Words are Powerful

A Mother’s words hold power. Her words have the ability to show love, encouragement, and care. They also have the ability to wound, discourage, and demean.

Matthew 12:34–35 “You brood of vipers! How can you speak good, when you are evil? For out of the abundance of the heart the mouth speaks. The good person out of his good treasure brings forth good, and the evil person out of his evil treasure brings forth evil.”

Our words reveal what is in our hearts at the deepest level – in our thoughts, beliefs, and desires. When sin rules in our hearts, it will show outwardly in our behavior and words. Mothering is a rewarding life role, but it can also be exhausting, draining, and difficult at times. In her exhaustion, personal pain, and suffering, a mother might say things to her child that are sinful and damaging.

Matthew 12:36-37 “I tell you, on the day of judgment people will give account for every careless word they speak, for by your words you will be justified, and by your words you will be condemned.”

An exhausted mom is more likely to lash out with her words. Some women also have unresolved heart issues or difficult life circumstances that tempt them to sinfully express anger and frustration directed towards their family. For example, these are phrases spoken by mothers that I have heard from teens who are navigating difficult relationships with their moms:

“You are so stupid.”

“You need to obey or you can’t live here anymore.”

“You are such a slut!”

“You will never succeed.”

“You have been nothing but a problem to me.”

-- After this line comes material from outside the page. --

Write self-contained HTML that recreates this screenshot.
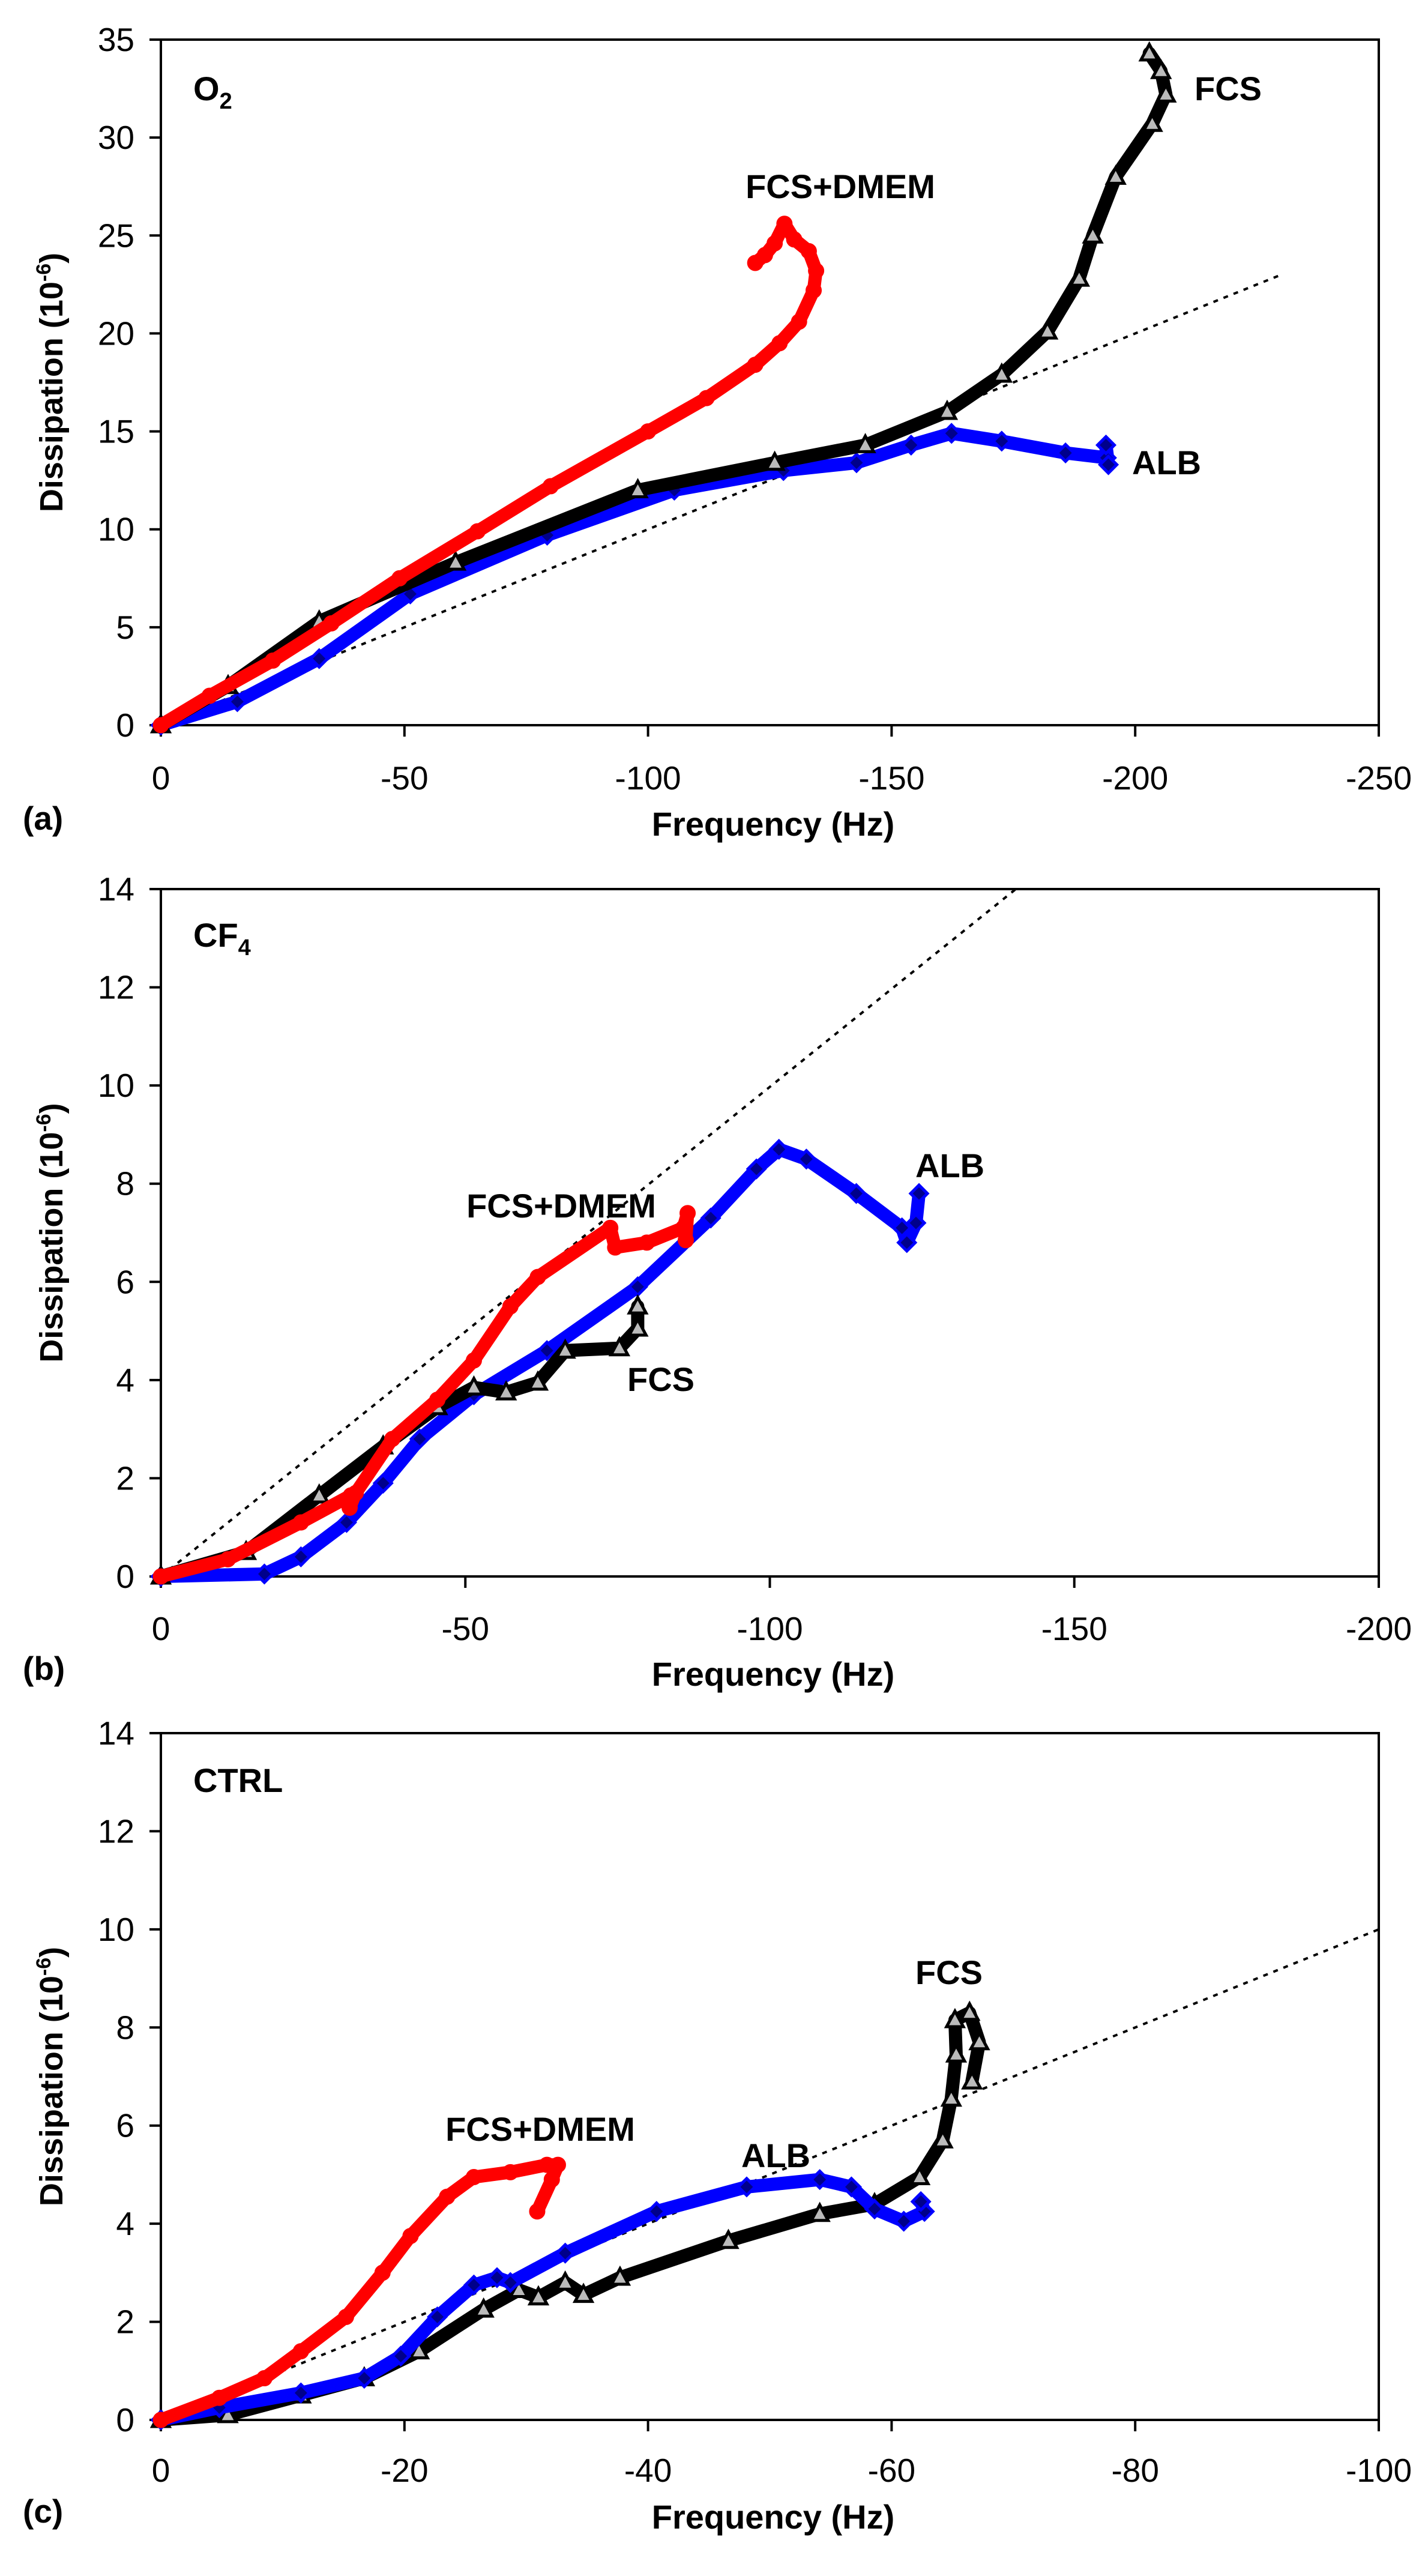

“You either get straight A’s, or we will not take you on the family vacation.”

“I hate you.”

The Tongue is a Fire

James 3:6 “And the tongue is a fire, a world of unrighteousness. The tongue is set among our members, staining the whole body, setting on fire the entire course of life, and set on fire by hell.”

When a mother uses her words harshly, she is setting her home on fire, in a sense. She uses words that discourage, wound, kill and destroy.

A teen on the receiving end of such blazing hot words is crushed and demoralized. She feels unsafe and unloved, to say the least. She might either turn inward and become depressed and possibly resort to self-injury, suicidal thoughts, and other destructive but quiet behaviors, or she might act out outwardly in rebellion and open disobedience. These often become the presenting problems that bring a teen to counseling. When that teen tells her story, the destructive dynamic between her and her mother is revealed.

Not only do these flaming words wound the teen, they also hinder the mom’s relationship with The Lord. She is in sin, and must repent in order to restore her relationships with God and her family. The gospel makes this possible.

Hope and Help

Some things to put in place in order to restore your relationship with your child, and ultimately with The Lord:

*Ask God to help you to search your heart and be honest before Him about your sinful words. God will change your heart as you seek Him.

*Confess. Repent. Receive God’s forgiveness. Preach the gospel to yourself.

*Share all of this with your husband, too. Have him sit with you while you reconcile with your child.

*Seek forgiveness from your husband and your child.

*Find a friend or counselor to hold you accountable and to talk through your heart issues. Make sure it is someone who holds to the sufficiency of scripture and who can help you to think biblically and apply the gospel to your struggles with sin and suffering.

*Be involved in church in order to grow in sanctification. Be honest and transparent there.

*Be in God’s Word, have a meaty prayer life, and do not forsake fellowship.

*If you slip up and say harsh words, quickly go through the process of reconciliation again.

*Be sure that your teen is getting biblical help, too. The fire may have been put out, but the burns hurt for awhile. Your teen needs to know there is hope in the gospel and in God’s Word. She needs godly, wise counsel and discipleship.

*Put off/put on. In Ephesians 4:22-24, there is a principle we will call the “put off/put on principle”. You do need to “put off” harsh words, but you also need to replace them by “putting on” words that will uplift, encourage, and show love to your child.

The apostle Paul, in Ephesians 4:29 wrote, “Do not let any unwholesome talk come out of your mouths, but only what is helpful for building others up according to their needs, that it may benefit those who listen.”

Moms, you can choose to speak only edifying words to your child, even when you are exhausted, frustrated, and even if your child is being disobedient and rebellious. It is possible, with God’s help and the help of your church community, to avoid setting your household on fire with your words.

Colossians 4:6 “Let your conversation be always full of grace, seasoned with salt, so that you may know how to answer everyone.”

Have you spoken words that have set your household on fire? If so, what will you do today to put out the fire to heal and restore your family? Please do not wait another day.